Come vorrei un tuo messaggio, qualcosa che mi faccia capire che non mi sono sbagliato. Adesso che ho accettato la sconfitta nella realtà dei fatti, vorrei la magra consolazione della "vittoria nei sentimenti".
Come vorrei avere la conferma che tutto questo vale anche per te.
Per ogni addio, e questo è avvenuto nella vita tutte le volte, viene fuori, spontaneamente, una canzone che si pianta lì in loop e me lo ricorda. E infatti, nell'autoradio si chiude la canzone "Invincible" di Pat Benatar.  A te magari non dice nulla, ma per me è un pezzo rock degli anni '80, con il classico finale in crescendo di quegli anni, che oggi appare eccessivamente corposo e ridondante come un po' tutto il rock dell'epoca. Ma ben si abbina a noi, che a tratti credevamo di essere invincibili e che invece ci siamo disciolti come neve al sole. Com'è giusto che sia. O forse no.
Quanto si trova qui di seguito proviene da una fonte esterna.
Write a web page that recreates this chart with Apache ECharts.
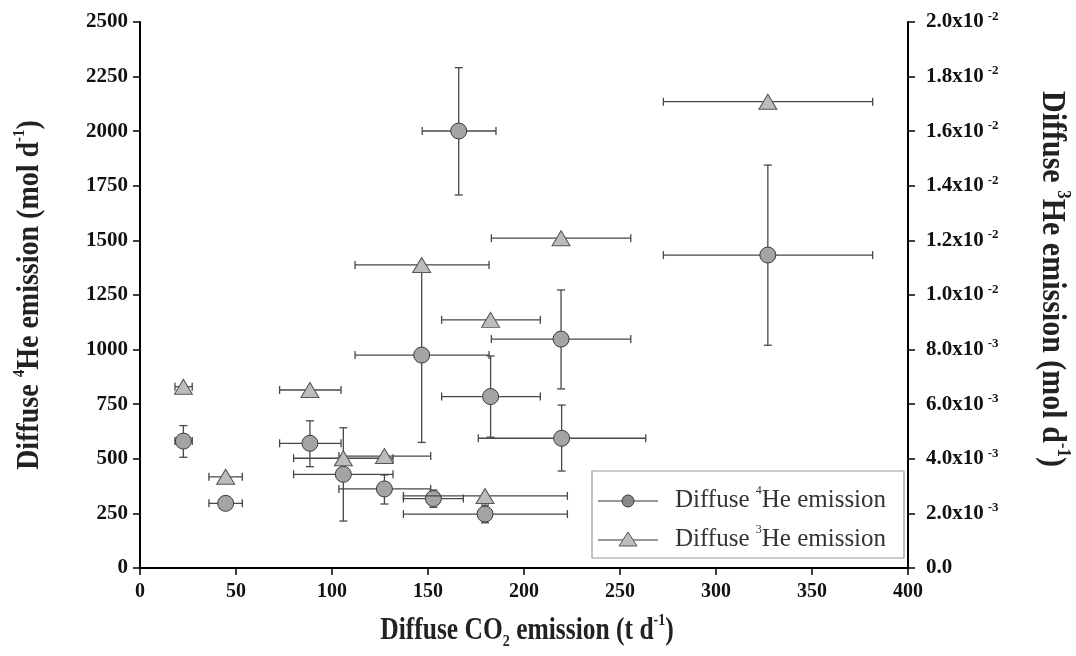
<!DOCTYPE html>
<html>
<head>
<meta charset="utf-8">
<script src="https://cdn.jsdelivr.net/npm/echarts@6/dist/echarts.min.js"></script>
<style>
  html, body { margin: 0; padding: 0; background: #fff; }
  #chart { width: 1076px; height: 656px; }
</style>
</head>
<body>
<div id="chart"></div>
<script>
// Diffuse CO2 emission (t/d) with horizontal uncertainty range, 4He data
const co2 = [22.6, 44.6, 88.5, 105.9, 127.3, 146.7, 152.8, 166, 179.7, 182.6, 219.3, 219.6, 327];
const co2Lo = [18.2, 35.9, 72.7, 80, 103.6, 112, 137.2, 147, 137.2, 157.1, 183, 176.2, 272.6];
const co2Hi = [27.2, 53.3, 104.7, 131.8, 151.4, 181.8, 168.4, 185.4, 222.6, 208.5, 255.6, 263.4, 381.6];
// Diffuse 4He emission (mol/d) with vertical uncertainty range
const he4 = [581, 296, 571, 429, 362, 975, 318, 2001, 247, 785, 1048, 594, 1433];
const he4Lo = [507, 272, 464, 215, 293, 575, 278, 1708, 207, 599, 820, 444, 1020];
const he4Hi = [652, 320, 674, 642, 426, 1375, 357, 2291, 288, 971, 1273, 746, 1845];

// Diffuse 3He emission (mol/d) against CO2 emission
const co2He3 = [22.6, 44.6, 88.5, 105.9, 127.3, 146.7, 179.7, 182.6, 219.3, 327];
const co2He3Lo = [18.2, 35.9, 72.7, 80, 103.6, 112, 137.2, 157.1, 183, 272.6];
const co2He3Hi = [27.2, 53.3, 104.7, 131.8, 151.4, 181.8, 222.6, 208.5, 255.6, 381.6];
const he3 = [0.00664, 0.00334, 0.00652, 0.00402, 0.0041, 0.0111, 0.00264, 0.00909, 0.01208, 0.01708];

// Axis ranges and ticks
const xTicks = { min: 0, max: 400, interval: 50 };
const he4Ticks = { min: 0, max: 2500, interval: 250 };
const he3Ticks = { min: 0, max: 0.02, interval: 0.002 };

const serif = '"Liberation Serif", "Times New Roman", serif';
const errColor = '#474747';
const cap = 4;

function sciLabel(v) {
  if (Math.abs(v) < 1e-12) return '{m|0.0}';
  const e = Math.floor(Math.log10(v) + 1e-9);
  const m = v / Math.pow(10, e);
  return '{m|' + m.toFixed(1) + 'x10}{e|' + e + '}';
}

function errorBars(withY) {
  return function (params, api) {
    const x = api.value(0), y = api.value(1);
    const c = api.coord([x, y]);
    const l = api.coord([api.value(2), y]);
    const r = api.coord([api.value(3), y]);
    const style = { stroke: errColor, lineWidth: 1.3, fill: null };
    const kids = [
      { type: 'line', shape: { x1: l[0], y1: c[1], x2: r[0], y2: c[1] }, style },
      { type: 'line', shape: { x1: l[0], y1: c[1] - cap, x2: l[0], y2: c[1] + cap }, style },
      { type: 'line', shape: { x1: r[0], y1: c[1] - cap, x2: r[0], y2: c[1] + cap }, style }
    ];
    if (withY) {
      const b = api.coord([x, api.value(4)]);
      const t = api.coord([x, api.value(5)]);
      kids.push(
        { type: 'line', shape: { x1: c[0], y1: b[1], x2: c[0], y2: t[1] }, style },
        { type: 'line', shape: { x1: c[0] - cap, y1: b[1], x2: c[0] + cap, y2: b[1] }, style },
        { type: 'line', shape: { x1: c[0] - cap, y1: t[1], x2: c[0] + cap, y2: t[1] }, style }
      );
    }
    return { type: 'group', children: kids };
  };
}

const he4Err = co2.map((x, i) => [x, he4[i], co2Lo[i], co2Hi[i], he4Lo[i], he4Hi[i]]);
const he3Err = co2He3.map((x, i) => [x, he3[i], co2He3Lo[i], co2He3Hi[i]]);

const axisLine = { show: true, lineStyle: { color: '#000', width: 2 } };
const axisTick = { show: true, inside: false, length: 7, lineStyle: { color: '#000', width: 1.5 } };

function titleRich(size) {
  const sup = Math.round(size * 0.55);
  return {
    t: { fontFamily: serif, fontWeight: 'bold', fontSize: size, lineHeight: size + 6, color: '#222', fill: '#222' },
    sup: { fontFamily: serif, fontWeight: 'bold', fontSize: sup, verticalAlign: 'top', lineHeight: sup + 1, color: '#222', fill: '#222' },
    sub: { fontFamily: serif, fontWeight: 'bold', fontSize: sup, verticalAlign: 'bottom', lineHeight: sup + 1, color: '#222', fill: '#222' }
  };
}

const legendText = {
  t: { fontFamily: serif, fontSize: 25, lineHeight: 30, color: '#333', fill: '#333' },
  sup: { fontFamily: serif, fontSize: 12, verticalAlign: 'top', lineHeight: 13, color: '#333', fill: '#333' }
};

const chart = echarts.init(document.getElementById('chart'), null, { renderer: 'canvas' });
chart.setOption({
  animation: false,
  backgroundColor: '#fff',
  grid: { left: 140, right: 168, top: 22, bottom: 88 },
  xAxis: {
    type: 'value', min: xTicks.min, max: xTicks.max, interval: xTicks.interval,
    axisLine, axisTick, splitLine: { show: false },
    axisLabel: { margin: 14, fontFamily: serif, fontWeight: 'bold', fontSize: 20, color: '#111' }
  },
  yAxis: [
    {
      type: 'value', position: 'left', min: he4Ticks.min, max: he4Ticks.max, interval: he4Ticks.interval,
      axisLine, axisTick, splitLine: { show: false },
      axisLabel: { margin: 12, fontFamily: serif, fontWeight: 'bold', fontSize: 21, color: '#111', formatter: v => String(v) }
    },
    {
      type: 'value', position: 'right', min: he3Ticks.min, max: he3Ticks.max, interval: he3Ticks.interval,
      axisLine, axisTick, splitLine: { show: false },
      axisLabel: {
        margin: 18, formatter: sciLabel,
        rich: {
          m: { fontFamily: serif, fontWeight: 'bold', fontSize: 21, lineHeight: 24, color: '#111' },
          e: { fontFamily: serif, fontWeight: 'bold', fontSize: 13, verticalAlign: 'top', lineHeight: 13, padding: [0, 0, 0, 4], color: '#111' }
        }
      }
    }
  ],
  series: [
    {
      type: 'custom', name: 'he4err', xAxisIndex: 0, yAxisIndex: 0,
      renderItem: errorBars(true), data: he4Err, encode: { x: 0, y: 1 }, z: 2, silent: true
    },
    {
      type: 'scatter', name: 'Diffuse 4He emission', xAxisIndex: 0, yAxisIndex: 0,
      data: co2.map((x, i) => [x, he4[i]]),
      symbol: 'circle', symbolSize: 16,
      itemStyle: { color: '#a4a4a4', borderColor: '#3a3a3a', borderWidth: 1, opacity: 1 }, z: 3
    },
    {
      type: 'custom', name: 'he3err', xAxisIndex: 0, yAxisIndex: 1,
      renderItem: errorBars(false), data: he3Err, encode: { x: 0, y: 1 }, z: 4, silent: true
    },
    {
      type: 'scatter', name: 'Diffuse 3He emission', xAxisIndex: 0, yAxisIndex: 1,
      data: co2He3.map((x, i) => [x, he3[i]]),
      symbol: 'triangle', symbolSize: [18, 15],
      itemStyle: { color: '#bcbcbc', borderColor: '#555', borderWidth: 1, opacity: 1 }, z: 5
    }
  ],
  graphic: [
    // axis titles
    {
      type: 'text', x: 30, y: 295, rotation: Math.PI / 2, scaleY: 1.15, z: 10,
      style: {
        text: '{t|Diffuse }{sup|4}{t|He emission (mol d}{sup|-1}{t|)}', rich: titleRich(28),
        align: 'center', verticalAlign: 'middle', textAlign: 'center', textVerticalAlign: 'middle'
      }
    },
    {
      type: 'text', x: 1052, y: 279, rotation: -Math.PI / 2, scaleY: 1.1, z: 10,
      style: {
        text: '{t|Diffuse }{sup|3}{t|He emission (mol d}{sup|-1}{t|)}', rich: titleRich(30),
        align: 'center', verticalAlign: 'middle', textAlign: 'center', textVerticalAlign: 'middle'
      }
    },
    {
      type: 'text', x: 527, y: 631, scaleY: 1.25, z: 10,
      style: {
        text: '{t|Diffuse CO}{sub|2}{t| emission (t d}{sup|-1}{t|)}', rich: titleRich(25.5),
        align: 'center', verticalAlign: 'middle', textAlign: 'center', textVerticalAlign: 'middle'
      }
    },
    // legend box
    {
      type: 'group', z: 20,
      children: [
        { type: 'rect', shape: { x: 592, y: 471, width: 312, height: 87 }, style: { fill: '#fff', stroke: '#9a9a9a', lineWidth: 1.2 } },
        { type: 'line', shape: { x1: 598, y1: 501, x2: 658, y2: 501 }, style: { stroke: '#333', lineWidth: 1.2 } },
        { type: 'circle', shape: { cx: 628, cy: 501, r: 6 }, style: { fill: '#8a8a8a', stroke: '#3a3a3a', lineWidth: 1 } },
        {
          type: 'text', x: 675, y: 500,
          style: { text: '{t|Diffuse }{sup|4}{t|He emission}', rich: legendText, verticalAlign: 'middle', textVerticalAlign: 'middle' }
        },
        { type: 'line', shape: { x1: 598, y1: 540, x2: 658, y2: 540 }, style: { stroke: '#333', lineWidth: 1.2 } },
        { type: 'polygon', shape: { points: [[628, 532], [619, 546], [637, 546]] }, style: { fill: '#bcbcbc', stroke: '#555', lineWidth: 1 } },
        {
          type: 'text', x: 675, y: 539,
          style: { text: '{t|Diffuse }{sup|3}{t|He emission}', rich: legendText, verticalAlign: 'middle', textVerticalAlign: 'middle' }
        }
      ]
    }
  ]
});
</script>
</body>
</html>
We can't afford to be innocent, stand up and face the enemy
It's a do or die situation, we will be invincible

Tutto facile, in teoria. L'hai fatta facile: ci si smette di vedere e ci si scorda di tutto quello che è stato il nostro amore. Non lo è, perché al cor non si comanda.
Ma ti amo, maremmasconsolatadelpolesine, e in questo casino mi ci sono infilato io. E sto male, peggio di quanto sia stato in  quaranta lunghi anni di cazzate, nonostante all'apparenza sia tutto il contrario, nonostante sia una persona dotata, adesso, dal 2021 in poi, di un autocontrollo da record.
Adesso è il momento di scendere di macchina. E non ho tempo di lamentarmi ancora, perché ho aspettative troppo alte da me stesso.
Fitta allo stomaco, respiro troncato, magone. L'autocontrollo chiede il conto, e lo pago volentieri.  E' stata una scelta difficile, ne sono certo. Gestisco questo stato d'animo guardando per un attimo il mare davanti a me. Le mie battaglie recenti le ho vinte imparando a gestire anche quello che non riuscivo a calcolare prima. Non avrebbe dovuto essere così, avrei dovuto imparare a lasciarmi andare.
Mi alzo in piedi, mi vesto del mio sorriso, e suono il campanello del Collega, con la testa altrove.
Mi rituffo nel mondo, senza di te, che fai la tua bella vita con quell'altro lì accanto da cui non riesci a staccarti. Com'è giusto che sia. O forse no.